## Dataset section:

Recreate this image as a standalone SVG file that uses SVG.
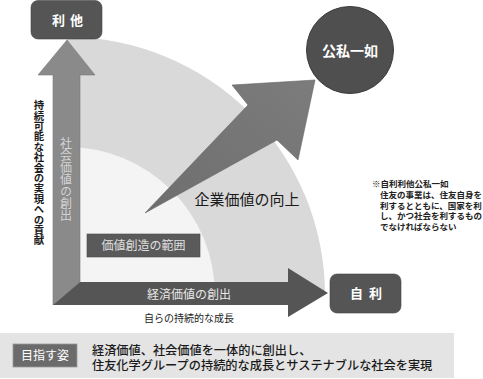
<svg xmlns="http://www.w3.org/2000/svg" width="483" height="379" viewBox="0 0 483 379">
<defs>
<linearGradient id="gDiag" x1="0" y1="1" x2="1" y2="0">
<stop offset="0" stop-color="#6e6e6e"/>
<stop offset="1" stop-color="#7c7c7c"/>
</linearGradient>
</defs>
<style>
text{font-family:"Noto Sans CJK JP","Noto Sans",sans-serif}
.wb{fill:#fff;font-weight:bold}
.dk{fill:#1a1a1a}
.note{font-size:8.5px;fill:#222;font-weight:bold}
.vt{writing-mode:vertical-rl;text-orientation:upright}
</style>
<rect width="483" height="379" fill="#fff"/>
<g id="range">
<path d="M67,295 L67,37 A258,258 0 0 1 325,295 Z" fill="#d9d9d9"/>
<path d="M67,295 L67,147 A148,148 0 0 1 215,295 Z" fill="#f4f4f4"/>
</g>
<g id="connectors">
<path id="axis-social" d="M67,40 L95,75 L80,75 L80,282 L53,305 L53,75 L38,75 Z" fill="#8a8a8a" stroke="#7a7a7a" stroke-width="0.6"/>
<path id="axis-economic" d="M53,305 L80,282 L288,282 L288,268 L328,293 L288,317 L288,305 Z" fill="#555"/>
<path id="arrow-corporate" d="M145,213 L248,105 L232,85 L315,80 L298,160 L277,140 Z" fill="url(#gDiag)" stroke="#666" stroke-width="0.6"/>
</g>
<g id="node-rita">
<rect x="31" y="0.5" width="71" height="38.5" rx="7" fill="#555" stroke="#444" stroke-width="0.6"/>
<text x="52" y="25" class="wb" font-size="13" letter-spacing="5">利他</text>
</g>
<g id="node-jiri">
<rect x="330" y="274" width="71" height="39" rx="7" fill="#555" stroke="#444" stroke-width="0.6"/>
<text x="350" y="298" class="wb" font-size="13" letter-spacing="6">自利</text>
</g>
<g id="node-koshi">
<circle cx="350" cy="50" r="43.5" fill="#4f4f4f" stroke="#3a3a3a" stroke-width="1"/>
<text x="350" y="56" class="wb" font-size="14" text-anchor="middle">公私一如</text>
</g>
<g id="node-range-label">
<rect x="87" y="234" width="113" height="23" fill="#5a5a5a" stroke="#4a4a4a" stroke-width="0.6"/>
<text x="143.5" y="250" fill="#e0e0e0" font-size="12" text-anchor="middle">価値創造の範囲</text>
</g>
<g id="labels">
<text x="66" y="137" class="vt" fill="#d4d4d4" font-size="12">社会価値の創出</text>
<text x="39" y="100" class="vt dk" font-size="10.4" font-weight="bold">持続可能な社会の実現への貢献</text>
<text x="189" y="299" fill="#e8e8e8" font-size="12" text-anchor="middle">経済価値の創出</text>
<text x="189" y="321.5" class="dk" font-size="10" text-anchor="middle">自らの持続的な成長</text>
<text x="247" y="205" class="dk" font-size="15" text-anchor="middle">企業価値の向上</text>
</g>
<g id="note">
<text x="372" y="187" class="note">※自利利他公私一如</text>
<text x="380" y="198" class="note">住友の事業は、住友自身を</text>
<text x="380" y="208.5" class="note">利するとともに、国家を利</text>
<text x="380" y="219" class="note">し、かつ社会を利するもの</text>
<text x="380" y="229.5" class="note">でなければならない</text>
</g>
<g id="goal">
<rect x="0" y="333" width="454" height="45" fill="#e4e4e4"/>
<rect x="13" y="344" width="64" height="23" fill="#6b6b6b" stroke="#9a9a9a" stroke-width="0.8"/>
<text x="45" y="360" fill="#fff" font-size="12" text-anchor="middle">目指す姿</text>
<text x="92" y="355" class="dk" font-size="12.2" font-weight="500">経済価値、社会価値を一体的に創出し、</text>
<text x="92" y="369.5" class="dk" font-size="12.2" font-weight="500">住友化学グループの持続的な成長とサステナブルな社会を実現</text>
</g>
</svg>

## What the task requires:
Reproduce the material above in full and without alteration, but skip all pictures.

## Response for this exercise:
Recreate this image as a standalone SVG file that uses SVG.
<svg xmlns="http://www.w3.org/2000/svg" width="483" height="379" viewBox="0 0 483 379">
<defs>
<linearGradient id="gDiag" x1="0" y1="1" x2="1" y2="0">
<stop offset="0" stop-color="#6e6e6e"/>
<stop offset="1" stop-color="#7c7c7c"/>
</linearGradient>
</defs>
<style>
text{font-family:"Noto Sans CJK JP","Noto Sans",sans-serif}
.wb{fill:#fff;font-weight:bold}
.dk{fill:#1a1a1a}
.note{font-size:8.5px;fill:#222;font-weight:bold}
.vt{writing-mode:vertical-rl;text-orientation:upright}
</style>
<rect width="483" height="379" fill="#fff"/>
<g id="range">
<path d="M67,295 L67,37 A258,258 0 0 1 325,295 Z" fill="#d9d9d9"/>
<path d="M67,295 L67,147 A148,148 0 0 1 215,295 Z" fill="#f4f4f4"/>
</g>
<g id="connectors">
<path id="axis-social" d="M67,40 L95,75 L80,75 L80,282 L53,305 L53,75 L38,75 Z" fill="#8a8a8a" stroke="#7a7a7a" stroke-width="0.6"/>
<path id="axis-economic" d="M53,305 L80,282 L288,282 L288,268 L328,293 L288,317 L288,305 Z" fill="#555"/>
<path id="arrow-corporate" d="M145,213 L248,105 L232,85 L315,80 L298,160 L277,140 Z" fill="url(#gDiag)" stroke="#666" stroke-width="0.6"/>
</g>
<g id="node-rita">
<rect x="31" y="0.5" width="71" height="38.5" rx="7" fill="#555" stroke="#444" stroke-width="0.6"/>
<text x="52" y="25" class="wb" font-size="13" letter-spacing="5">利他</text>
</g>
<g id="node-jiri">
<rect x="330" y="274" width="71" height="39" rx="7" fill="#555" stroke="#444" stroke-width="0.6"/>
<text x="350" y="298" class="wb" font-size="13" letter-spacing="6">自利</text>
</g>
<g id="node-koshi">
<circle cx="350" cy="50" r="43.5" fill="#4f4f4f" stroke="#3a3a3a" stroke-width="1"/>
<text x="350" y="56" class="wb" font-size="14" text-anchor="middle">公私一如</text>
</g>
<g id="node-range-label">
<rect x="87" y="234" width="113" height="23" fill="#5a5a5a" stroke="#4a4a4a" stroke-width="0.6"/>
<text x="143.5" y="250" fill="#e0e0e0" font-size="12" text-anchor="middle">価値創造の範囲</text>
</g>
<g id="labels">
<text x="66" y="137" class="vt" fill="#d4d4d4" font-size="12">社会価値の創出</text>
<text x="39" y="100" class="vt dk" font-size="10.4" font-weight="bold">持続可能な社会の実現への貢献</text>
<text x="189" y="299" fill="#e8e8e8" font-size="12" text-anchor="middle">経済価値の創出</text>
<text x="189" y="321.5" class="dk" font-size="10" text-anchor="middle">自らの持続的な成長</text>
<text x="247" y="205" class="dk" font-size="15" text-anchor="middle">企業価値の向上</text>
</g>
<g id="note">
<text x="372" y="187" class="note">※自利利他公私一如</text>
<text x="380" y="198" class="note">住友の事業は、住友自身を</text>
<text x="380" y="208.5" class="note">利するとともに、国家を利</text>
<text x="380" y="219" class="note">し、かつ社会を利するもの</text>
<text x="380" y="229.5" class="note">でなければならない</text>
</g>
<g id="goal">
<rect x="0" y="333" width="454" height="45" fill="#e4e4e4"/>
<rect x="13" y="344" width="64" height="23" fill="#6b6b6b" stroke="#9a9a9a" stroke-width="0.8"/>
<text x="45" y="360" fill="#fff" font-size="12" text-anchor="middle">目指す姿</text>
<text x="92" y="355" class="dk" font-size="12.2" font-weight="500">経済価値、社会価値を一体的に創出し、</text>
<text x="92" y="369.5" class="dk" font-size="12.2" font-weight="500">住友化学グループの持続的な成長とサステナブルな社会を実現</text>
</g>
</svg>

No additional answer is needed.